Dallas pushed the lead to 2-0 at 3:05 pf the third on a goal from Evgenii Dadonov.
“Just tried to hide it as much as possible, just use the bodies as a screen, just get a puck through,” Dadonov said.
Jake Oettinger made 33 saves for the Dallas win.
“It starts with Jake and ends with Jake, especially tonight,” Seguin said. “He was phenomenal. He makes the big saves, especially on the road in this rink. I don’t know what really happened with a few seconds left, but to even make that save, I mean, he’s incredible.
“He loves these moments, he believes in himself, and we have all the confidence in the world with him. So, he’s the star tonight.”
The Wild got on the board on a goal from John Klingberg at 5:58 of the third to trim the Dallas lead to 2-1.
“I think we had our looks,” Klingberg said. “Obviously, at 5-on-5 we had a few breakaways, 2-on-1s, but I think [the power play] didn’t really click today. We were a little scrambly on the outside and in gaining entrance that easy, so that’s something we’ll look at and see if we can do a better job next game.”
At 16:29, the Stars’ Seguin scored his second of the game, off the power play, to give Dallas a 3-1 advantage.
Dallas scored twice on three power play chances.

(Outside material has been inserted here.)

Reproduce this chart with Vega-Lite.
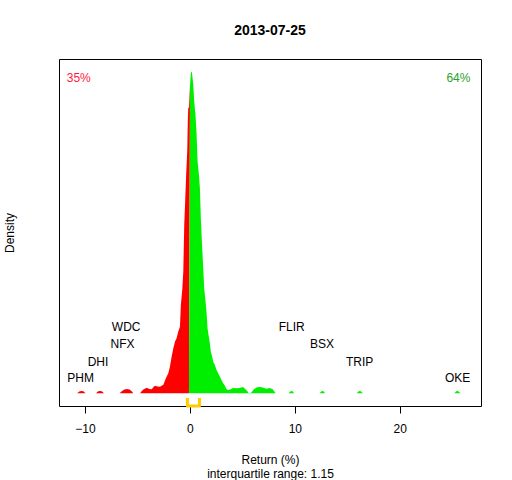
{
  "$schema": "https://vega.github.io/schema/vega-lite/v6.json",
  "width": 422,
  "height": 347,
  "autosize": {"type": "none"},
  "padding": {"left": 59, "top": 59, "right": 31, "bottom": 74},
  "background": "white",
  "title": {
    "text": "2013-07-25",
    "font": "Liberation Sans",
    "fontSize": 14,
    "fontWeight": "bold",
    "color": "black",
    "offset": 21
  },
  "datasets": {
    "density": [
      {"x": -10.75, "y": 0, "side": "neg"},
      {"x": -10.55, "y": 0.005, "side": "neg"},
      {"x": -10.35, "y": 0.007, "side": "neg"},
      {"x": -10.15, "y": 0.006, "side": "neg"},
      {"x": -9.95, "y": 0, "side": "neg"},
      {"x": -8.95, "y": 0, "side": "neg"},
      {"x": -8.75, "y": 0.006, "side": "neg"},
      {"x": -8.55, "y": 0.007, "side": "neg"},
      {"x": -8.35, "y": 0.005, "side": "neg"},
      {"x": -8.2, "y": 0, "side": "neg"},
      {"x": -6.7, "y": 0, "side": "neg"},
      {"x": -6.5, "y": 0.006, "side": "neg"},
      {"x": -6.25, "y": 0.011, "side": "neg"},
      {"x": -6.0, "y": 0.013, "side": "neg"},
      {"x": -5.75, "y": 0.011, "side": "neg"},
      {"x": -5.5, "y": 0.004, "side": "neg"},
      {"x": -5.4, "y": 0, "side": "neg"},
      {"x": -4.75, "y": 0, "side": "neg"},
      {"x": -4.59, "y": 0.007, "side": "neg"},
      {"x": -4.4, "y": 0.012, "side": "neg"},
      {"x": -4.12, "y": 0.017, "side": "neg"},
      {"x": -3.88, "y": 0.013, "side": "neg"},
      {"x": -3.64, "y": 0.012, "side": "neg"},
      {"x": -3.45, "y": 0.02, "side": "neg"},
      {"x": -3.32, "y": 0.023, "side": "neg"},
      {"x": -3.1, "y": 0.021, "side": "neg"},
      {"x": -2.85, "y": 0.02, "side": "neg"},
      {"x": -2.53, "y": 0.026, "side": "neg"},
      {"x": -2.28, "y": 0.047, "side": "neg"},
      {"x": -2.06, "y": 0.062, "side": "neg"},
      {"x": -1.9, "y": 0.083, "side": "neg"},
      {"x": -1.74, "y": 0.114, "side": "neg"},
      {"x": -1.58, "y": 0.14, "side": "neg"},
      {"x": -1.42, "y": 0.161, "side": "neg"},
      {"x": -1.27, "y": 0.171, "side": "neg"},
      {"x": -1.11, "y": 0.192, "side": "neg"},
      {"x": -0.95, "y": 0.207, "side": "neg"},
      {"x": -0.86, "y": 0.275, "side": "neg"},
      {"x": -0.73, "y": 0.322, "side": "neg"},
      {"x": -0.63, "y": 0.379, "side": "neg"},
      {"x": -0.54, "y": 0.524, "side": "neg"},
      {"x": -0.44, "y": 0.607, "side": "neg"},
      {"x": -0.35, "y": 0.685, "side": "neg"},
      {"x": -0.25, "y": 0.758, "side": "neg"},
      {"x": -0.2, "y": 0.85, "side": "neg"},
      {"x": -0.16, "y": 0.888, "side": "neg"},
      {"x": -0.09, "y": 0.888, "side": "neg"},
      {"x": 0.01, "y": 0.96, "side": "pos"},
      {"x": 0.095, "y": 0.997, "side": "pos"},
      {"x": 0.19, "y": 1.0, "side": "pos"},
      {"x": 0.32, "y": 0.96, "side": "pos"},
      {"x": 0.41, "y": 0.908, "side": "pos"},
      {"x": 0.54, "y": 0.862, "side": "pos"},
      {"x": 0.63, "y": 0.81, "side": "pos"},
      {"x": 0.73, "y": 0.722, "side": "pos"},
      {"x": 0.86, "y": 0.68, "side": "pos"},
      {"x": 0.95, "y": 0.639, "side": "pos"},
      {"x": 1.04, "y": 0.545, "side": "pos"},
      {"x": 1.14, "y": 0.472, "side": "pos"},
      {"x": 1.27, "y": 0.389, "side": "pos"},
      {"x": 1.36, "y": 0.327, "side": "pos"},
      {"x": 1.49, "y": 0.285, "side": "pos"},
      {"x": 1.58, "y": 0.254, "side": "pos"},
      {"x": 1.68, "y": 0.202, "side": "pos"},
      {"x": 1.77, "y": 0.182, "side": "pos"},
      {"x": 1.9, "y": 0.156, "side": "pos"},
      {"x": 1.99, "y": 0.13, "side": "pos"},
      {"x": 2.12, "y": 0.114, "side": "pos"},
      {"x": 2.22, "y": 0.098, "side": "pos"},
      {"x": 2.37, "y": 0.088, "side": "pos"},
      {"x": 2.53, "y": 0.073, "side": "pos"},
      {"x": 2.69, "y": 0.062, "side": "pos"},
      {"x": 2.85, "y": 0.052, "side": "pos"},
      {"x": 3.01, "y": 0.041, "side": "pos"},
      {"x": 3.17, "y": 0.031, "side": "pos"},
      {"x": 3.32, "y": 0.024, "side": "pos"},
      {"x": 3.48, "y": 0.013, "side": "pos"},
      {"x": 3.64, "y": 0.01, "side": "pos"},
      {"x": 3.9, "y": 0.012, "side": "pos"},
      {"x": 4.11, "y": 0.016, "side": "pos"},
      {"x": 4.43, "y": 0.015, "side": "pos"},
      {"x": 4.75, "y": 0.016, "side": "pos"},
      {"x": 5.06, "y": 0.019, "side": "pos"},
      {"x": 5.38, "y": 0.01, "side": "pos"},
      {"x": 5.63, "y": 0, "side": "pos"},
      {"x": 5.86, "y": 0.002, "side": "pos"},
      {"x": 6.1, "y": 0.012, "side": "pos"},
      {"x": 6.4, "y": 0.018, "side": "pos"},
      {"x": 6.7, "y": 0.019, "side": "pos"},
      {"x": 7.0, "y": 0.017, "side": "pos"},
      {"x": 7.3, "y": 0.014, "side": "pos"},
      {"x": 7.6, "y": 0.016, "side": "pos"},
      {"x": 7.9, "y": 0.012, "side": "pos"},
      {"x": 8.17, "y": 0, "side": "pos"},
      {"x": 9.4, "y": 0, "side": "pos"},
      {"x": 9.6, "y": 0.006, "side": "pos"},
      {"x": 9.75, "y": 0.007, "side": "pos"},
      {"x": 9.95, "y": 0, "side": "pos"},
      {"x": 12.35, "y": 0, "side": "pos"},
      {"x": 12.55, "y": 0.006, "side": "pos"},
      {"x": 12.7, "y": 0.007, "side": "pos"},
      {"x": 12.9, "y": 0, "side": "pos"},
      {"x": 15.9, "y": 0, "side": "pos"},
      {"x": 16.1, "y": 0.006, "side": "pos"},
      {"x": 16.25, "y": 0.007, "side": "pos"},
      {"x": 16.5, "y": 0, "side": "pos"},
      {"x": 25.2, "y": 0, "side": "pos"},
      {"x": 25.4, "y": 0.006, "side": "pos"},
      {"x": 25.55, "y": 0.007, "side": "pos"},
      {"x": 25.8, "y": 0, "side": "pos"}
    ],
    "tickers": [
      {"ticker": "PHM", "x": -10.42, "y": 0.048},
      {"ticker": "DHI", "x": -8.76, "y": 0.098},
      {"ticker": "NFX", "x": -6.43, "y": 0.154},
      {"ticker": "WDC", "x": -6.08, "y": 0.207},
      {"ticker": "FLIR", "x": 9.7, "y": 0.207},
      {"ticker": "BSX", "x": 12.59, "y": 0.154},
      {"ticker": "TRIP", "x": 16.18, "y": 0.098},
      {"ticker": "OKE", "x": 25.52, "y": 0.048}
    ],
    "iqr": [
      {"x": -0.24, "y": -0.015, "o": 1},
      {"x": -0.24, "y": -0.04, "o": 2},
      {"x": 0.91, "y": -0.04, "o": 3},
      {"x": 0.91, "y": -0.015, "o": 4}
    ],
    "shares": [
      {"label": "35%", "x": -10.6, "y": 0.982, "side": "down"},
      {"label": "64%", "x": 25.6, "y": 0.982, "side": "up"}
    ]
  },
  "layer": [
    {
      "mark": {"type": "rule", "color": "#BEBEBE", "strokeWidth": 1},
      "encoding": {
        "y": {"datum": 0, "type": "quantitative", "scale": {"domain": [-0.04, 1.04], "nice": false, "zero": false}}
      }
    },
    {
      "data": {"name": "density"},
      "mark": {"type": "area", "interpolate": "linear"},
      "encoding": {
        "x": {
          "field": "x",
          "type": "quantitative",
          "scale": {"domain": [-12.48, 27.75], "nice": false, "zero": false},
          "axis": {
            "values": [-10, 0, 10, 20],
            "title": ["Return (%)", "interquartile range: 1.15"]
          }
        },
        "y": {
          "field": "y",
          "type": "quantitative",
          "scale": {"domain": [-0.04, 1.04], "nice": false, "zero": false},
          "axis": {
            "title": "Density",
            "labels": false,
            "ticks": false,
            "domain": false,
            "grid": false,
            "titlePadding": 43
          }
        },
        "color": {
          "field": "side",
          "type": "nominal",
          "scale": {"domain": ["neg", "pos", "down", "up"], "range": ["#FF0000", "#00EE00", "#FF1A3C", "#2E9E2E"]},
          "legend": null
        }
      }
    },
    {
      "data": {"name": "iqr"},
      "mark": {"type": "line", "color": "#FFCC00", "strokeWidth": 3, "strokeJoin": "round"},
      "encoding": {
        "x": {"field": "x", "type": "quantitative"},
        "y": {"field": "y", "type": "quantitative"},
        "order": {"field": "o"}
      }
    },
    {
      "data": {"name": "tickers"},
      "mark": {"type": "text", "font": "Liberation Sans", "fontSize": 12, "color": "black", "baseline": "middle", "align": "center"},
      "encoding": {
        "x": {"field": "x", "type": "quantitative"},
        "y": {"field": "y", "type": "quantitative"},
        "text": {"field": "ticker"}
      }
    },
    {
      "data": {"name": "shares"},
      "mark": {"type": "text", "font": "Liberation Sans", "fontSize": 12, "baseline": "middle", "align": "center"},
      "encoding": {
        "x": {"field": "x", "type": "quantitative"},
        "y": {"field": "y", "type": "quantitative"},
        "text": {"field": "label"},
        "color": {"field": "side", "type": "nominal", "legend": null}
      }
    }
  ],
  "config": {
    "view": {"stroke": "black", "strokeWidth": 1},
    "font": "Liberation Sans",
    "axis": {
      "grid": false,
      "domain": false,
      "tickColor": "black",
      "tickSize": 7,
      "labelFont": "Liberation Sans",
      "labelFontSize": 12,
      "labelColor": "black",
      "labelPadding": 10,
      "titleFont": "Liberation Sans",
      "titleFontSize": 12,
      "titleFontWeight": "normal",
      "titleColor": "black",
      "titlePadding": 20,
      "titleLineHeight": 14
    }
  }
}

Seguin’s goal would prove to the be the game-winner when Minnesota’s Frederick Gaudreau hit on a lte power play with 80 seconds left on the game clock for the 3-2 final.
“Obviously, we capitalized when we needed to, and we’re happy with a couple tonight,” Seguin said.
The Wild scored only once on four power play chances.
“Our game was really good,” Minnesota coach Dean Evason said. “If anything, we should’ve scored, could’ve scored earlier. We had lots of good chances, so we liked the way that we were playing the game. Hard, physical, finishing our checks the right way, how playoff hockey should be played. It should be physical, it should be intense, it should be hitting hard. That’s what playoff hockey is. We were doing that.”
Filip Gustavsson made 21 saves in the Wild loss.
“We take this game, throw it in the garbage bin, and then we look at the video tomorrow before we travel to Dallas,” Gustavsson said. “We’ve been there. We’ve beat them in their own arena, and we know what it’s going to take.”